PROMPT
Set the listing down unchanged, minus every embedded image.

ENTRIES PROVIDED
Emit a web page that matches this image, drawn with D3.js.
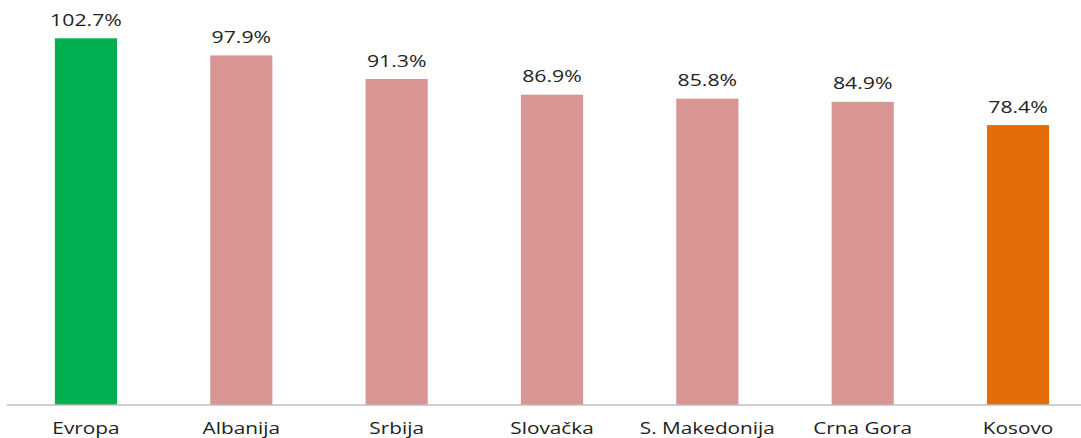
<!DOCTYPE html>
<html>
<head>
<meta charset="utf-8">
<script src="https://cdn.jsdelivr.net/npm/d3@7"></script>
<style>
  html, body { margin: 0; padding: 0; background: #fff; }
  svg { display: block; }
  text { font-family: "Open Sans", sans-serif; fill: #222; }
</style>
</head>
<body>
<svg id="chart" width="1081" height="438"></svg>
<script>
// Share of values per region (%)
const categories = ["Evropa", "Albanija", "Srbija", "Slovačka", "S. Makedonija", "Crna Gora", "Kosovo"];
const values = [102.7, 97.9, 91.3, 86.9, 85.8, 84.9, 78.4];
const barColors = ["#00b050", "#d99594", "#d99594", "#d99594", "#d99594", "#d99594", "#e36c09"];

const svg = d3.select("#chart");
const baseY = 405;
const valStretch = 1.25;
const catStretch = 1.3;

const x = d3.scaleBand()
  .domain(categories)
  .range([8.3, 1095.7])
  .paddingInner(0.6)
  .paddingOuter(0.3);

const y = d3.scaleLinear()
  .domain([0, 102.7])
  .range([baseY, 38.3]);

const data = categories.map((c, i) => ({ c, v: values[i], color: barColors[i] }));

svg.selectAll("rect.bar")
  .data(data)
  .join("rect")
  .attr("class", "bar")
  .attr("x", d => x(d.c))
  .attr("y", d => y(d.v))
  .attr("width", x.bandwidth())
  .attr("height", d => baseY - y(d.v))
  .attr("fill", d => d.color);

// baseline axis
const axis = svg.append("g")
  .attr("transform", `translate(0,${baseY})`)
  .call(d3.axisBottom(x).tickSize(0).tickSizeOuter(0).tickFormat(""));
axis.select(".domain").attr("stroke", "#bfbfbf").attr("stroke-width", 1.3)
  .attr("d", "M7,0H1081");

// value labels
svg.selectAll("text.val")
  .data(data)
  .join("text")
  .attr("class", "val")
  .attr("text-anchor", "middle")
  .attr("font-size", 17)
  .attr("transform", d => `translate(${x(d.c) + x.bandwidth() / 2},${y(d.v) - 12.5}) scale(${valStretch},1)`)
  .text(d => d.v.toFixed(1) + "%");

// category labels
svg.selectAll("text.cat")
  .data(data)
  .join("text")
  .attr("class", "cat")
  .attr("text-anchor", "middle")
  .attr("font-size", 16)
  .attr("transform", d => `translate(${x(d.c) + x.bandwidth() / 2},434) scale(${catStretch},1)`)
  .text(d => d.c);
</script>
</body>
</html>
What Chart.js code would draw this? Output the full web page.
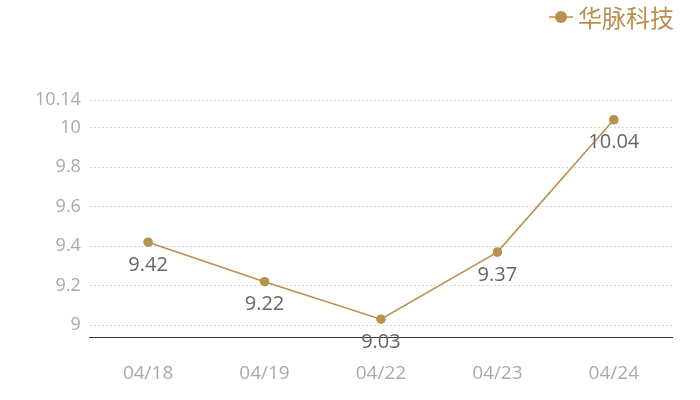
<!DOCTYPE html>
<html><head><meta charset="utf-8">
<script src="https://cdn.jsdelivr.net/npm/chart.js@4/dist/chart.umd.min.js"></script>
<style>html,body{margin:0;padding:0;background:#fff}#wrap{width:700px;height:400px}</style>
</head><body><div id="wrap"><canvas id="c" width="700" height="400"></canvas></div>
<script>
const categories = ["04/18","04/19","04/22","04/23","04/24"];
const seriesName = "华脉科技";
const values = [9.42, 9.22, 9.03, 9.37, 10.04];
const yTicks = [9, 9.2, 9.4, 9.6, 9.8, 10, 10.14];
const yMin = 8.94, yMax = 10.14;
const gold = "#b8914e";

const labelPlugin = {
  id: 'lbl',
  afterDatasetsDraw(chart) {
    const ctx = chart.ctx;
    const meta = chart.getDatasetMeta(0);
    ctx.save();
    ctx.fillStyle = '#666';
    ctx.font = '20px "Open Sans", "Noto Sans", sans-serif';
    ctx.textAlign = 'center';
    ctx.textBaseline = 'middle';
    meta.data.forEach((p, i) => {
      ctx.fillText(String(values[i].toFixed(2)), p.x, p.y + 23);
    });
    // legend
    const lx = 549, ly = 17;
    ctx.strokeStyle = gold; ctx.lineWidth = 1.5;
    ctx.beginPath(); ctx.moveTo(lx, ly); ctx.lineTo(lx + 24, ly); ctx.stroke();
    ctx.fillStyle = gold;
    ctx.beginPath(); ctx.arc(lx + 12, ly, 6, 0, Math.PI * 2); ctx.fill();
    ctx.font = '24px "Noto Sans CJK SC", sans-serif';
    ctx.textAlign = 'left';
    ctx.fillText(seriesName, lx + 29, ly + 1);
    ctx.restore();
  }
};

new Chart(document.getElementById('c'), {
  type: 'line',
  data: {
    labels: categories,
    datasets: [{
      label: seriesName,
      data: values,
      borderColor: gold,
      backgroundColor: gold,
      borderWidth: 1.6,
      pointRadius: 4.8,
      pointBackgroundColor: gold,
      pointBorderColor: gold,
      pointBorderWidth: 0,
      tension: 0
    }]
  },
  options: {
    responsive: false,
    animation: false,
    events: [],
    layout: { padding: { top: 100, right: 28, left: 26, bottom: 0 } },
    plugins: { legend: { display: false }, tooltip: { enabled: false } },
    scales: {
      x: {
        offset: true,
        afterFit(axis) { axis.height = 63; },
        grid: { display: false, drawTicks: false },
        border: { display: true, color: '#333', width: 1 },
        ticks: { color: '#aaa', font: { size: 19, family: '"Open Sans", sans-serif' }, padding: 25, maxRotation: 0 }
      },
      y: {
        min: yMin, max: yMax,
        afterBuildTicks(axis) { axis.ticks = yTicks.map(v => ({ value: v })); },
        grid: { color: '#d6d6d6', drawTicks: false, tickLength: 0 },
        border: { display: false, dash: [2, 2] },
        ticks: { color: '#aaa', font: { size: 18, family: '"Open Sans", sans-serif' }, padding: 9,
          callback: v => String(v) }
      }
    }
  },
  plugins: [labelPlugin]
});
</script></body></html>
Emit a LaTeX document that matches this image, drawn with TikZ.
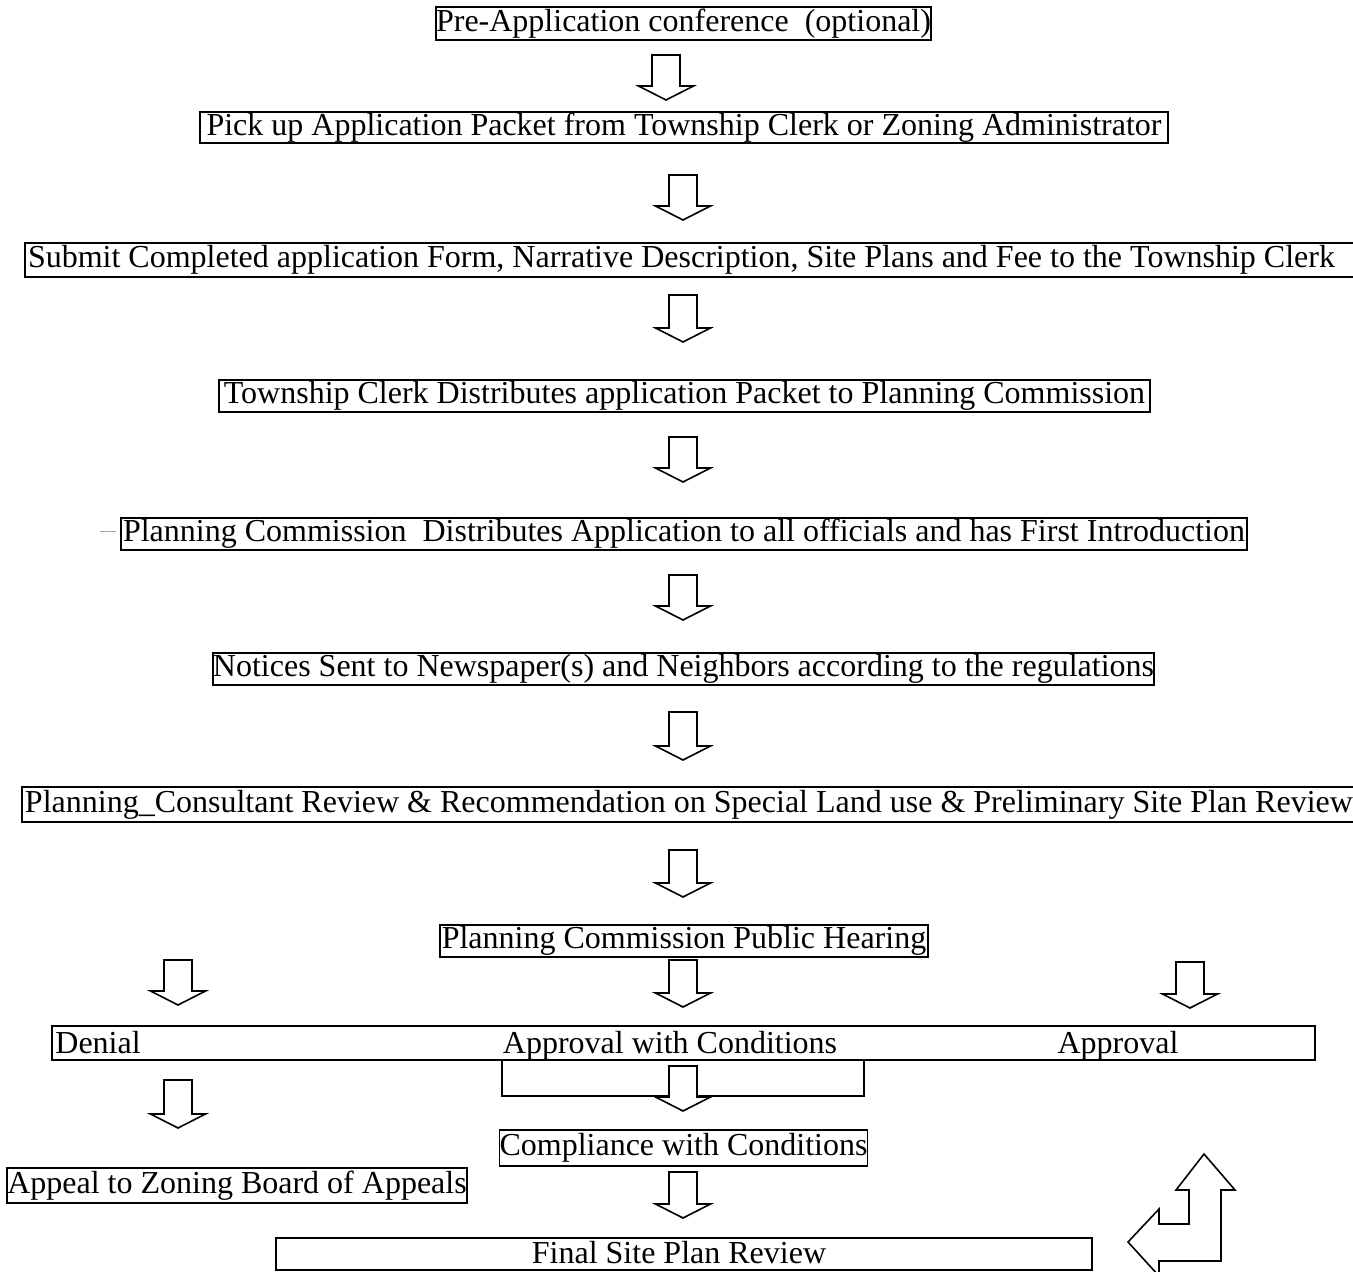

WRITTEN ANSWER
Emit a web page that matches this image, drawn with D3.js.
<!DOCTYPE html>
<html>
<head>
<meta charset="utf-8">
<script src="https://cdn.jsdelivr.net/npm/d3@7"></script>
<style>
  html, body { margin: 0; padding: 0; background: #fff; }
  svg { display: block; }
  text { font-family: "Open Sans", sans-serif; fill: #222; }
</style>
</head>
<body>
<svg id="chart" width="1081" height="438"></svg>
<script>
// Share of values per region (%)
const categories = ["Evropa", "Albanija", "Srbija", "Slovačka", "S. Makedonija", "Crna Gora", "Kosovo"];
const values = [102.7, 97.9, 91.3, 86.9, 85.8, 84.9, 78.4];
const barColors = ["#00b050", "#d99594", "#d99594", "#d99594", "#d99594", "#d99594", "#e36c09"];

const svg = d3.select("#chart");
const baseY = 405;
const valStretch = 1.25;
const catStretch = 1.3;

const x = d3.scaleBand()
  .domain(categories)
  .range([8.3, 1095.7])
  .paddingInner(0.6)
  .paddingOuter(0.3);

const y = d3.scaleLinear()
  .domain([0, 102.7])
  .range([baseY, 38.3]);

const data = categories.map((c, i) => ({ c, v: values[i], color: barColors[i] }));

svg.selectAll("rect.bar")
  .data(data)
  .join("rect")
  .attr("class", "bar")
  .attr("x", d => x(d.c))
  .attr("y", d => y(d.v))
  .attr("width", x.bandwidth())
  .attr("height", d => baseY - y(d.v))
  .attr("fill", d => d.color);

// baseline axis
const axis = svg.append("g")
  .attr("transform", `translate(0,${baseY})`)
  .call(d3.axisBottom(x).tickSize(0).tickSizeOuter(0).tickFormat(""));
axis.select(".domain").attr("stroke", "#bfbfbf").attr("stroke-width", 1.3)
  .attr("d", "M7,0H1081");

// value labels
svg.selectAll("text.val")
  .data(data)
  .join("text")
  .attr("class", "val")
  .attr("text-anchor", "middle")
  .attr("font-size", 17)
  .attr("transform", d => `translate(${x(d.c) + x.bandwidth() / 2},${y(d.v) - 12.5}) scale(${valStretch},1)`)
  .text(d => d.v.toFixed(1) + "%");

// category labels
svg.selectAll("text.cat")
  .data(data)
  .join("text")
  .attr("class", "cat")
  .attr("text-anchor", "middle")
  .attr("font-size", 16)
  .attr("transform", d => `translate(${x(d.c) + x.bandwidth() / 2},434) scale(${catStretch},1)`)
  .text(d => d.c);
</script>
</body>
</html>
What Chart.js code would draw this? Output the full web page.
<!DOCTYPE html>
<html><head><meta charset="utf-8">
<script src="https://cdn.jsdelivr.net/npm/chart.js@4/dist/chart.umd.min.js"></script>
<style>html,body{margin:0;padding:0;background:#fff}#wrap{width:700px;height:400px}</style>
</head><body><div id="wrap"><canvas id="c" width="700" height="400"></canvas></div>
<script>
const categories = ["04/18","04/19","04/22","04/23","04/24"];
const seriesName = "华脉科技";
const values = [9.42, 9.22, 9.03, 9.37, 10.04];
const yTicks = [9, 9.2, 9.4, 9.6, 9.8, 10, 10.14];
const yMin = 8.94, yMax = 10.14;
const gold = "#b8914e";

const labelPlugin = {
  id: 'lbl',
  afterDatasetsDraw(chart) {
    const ctx = chart.ctx;
    const meta = chart.getDatasetMeta(0);
    ctx.save();
    ctx.fillStyle = '#666';
    ctx.font = '20px "Open Sans", "Noto Sans", sans-serif';
    ctx.textAlign = 'center';
    ctx.textBaseline = 'middle';
    meta.data.forEach((p, i) => {
      ctx.fillText(String(values[i].toFixed(2)), p.x, p.y + 23);
    });
    // legend
    const lx = 549, ly = 17;
    ctx.strokeStyle = gold; ctx.lineWidth = 1.5;
    ctx.beginPath(); ctx.moveTo(lx, ly); ctx.lineTo(lx + 24, ly); ctx.stroke();
    ctx.fillStyle = gold;
    ctx.beginPath(); ctx.arc(lx + 12, ly, 6, 0, Math.PI * 2); ctx.fill();
    ctx.font = '24px "Noto Sans CJK SC", sans-serif';
    ctx.textAlign = 'left';
    ctx.fillText(seriesName, lx + 29, ly + 1);
    ctx.restore();
  }
};

new Chart(document.getElementById('c'), {
  type: 'line',
  data: {
    labels: categories,
    datasets: [{
      label: seriesName,
      data: values,
      borderColor: gold,
      backgroundColor: gold,
      borderWidth: 1.6,
      pointRadius: 4.8,
      pointBackgroundColor: gold,
      pointBorderColor: gold,
      pointBorderWidth: 0,
      tension: 0
    }]
  },
  options: {
    responsive: false,
    animation: false,
    events: [],
    layout: { padding: { top: 100, right: 28, left: 26, bottom: 0 } },
    plugins: { legend: { display: false }, tooltip: { enabled: false } },
    scales: {
      x: {
        offset: true,
        afterFit(axis) { axis.height = 63; },
        grid: { display: false, drawTicks: false },
        border: { display: true, color: '#333', width: 1 },
        ticks: { color: '#aaa', font: { size: 19, family: '"Open Sans", sans-serif' }, padding: 25, maxRotation: 0 }
      },
      y: {
        min: yMin, max: yMax,
        afterBuildTicks(axis) { axis.ticks = yTicks.map(v => ({ value: v })); },
        grid: { color: '#d6d6d6', drawTicks: false, tickLength: 0 },
        border: { display: false, dash: [2, 2] },
        ticks: { color: '#aaa', font: { size: 18, family: '"Open Sans", sans-serif' }, padding: 9,
          callback: v => String(v) }
      }
    }
  },
  plugins: [labelPlugin]
});
</script></body></html>
Emit a LaTeX document that matches this image, drawn with TikZ.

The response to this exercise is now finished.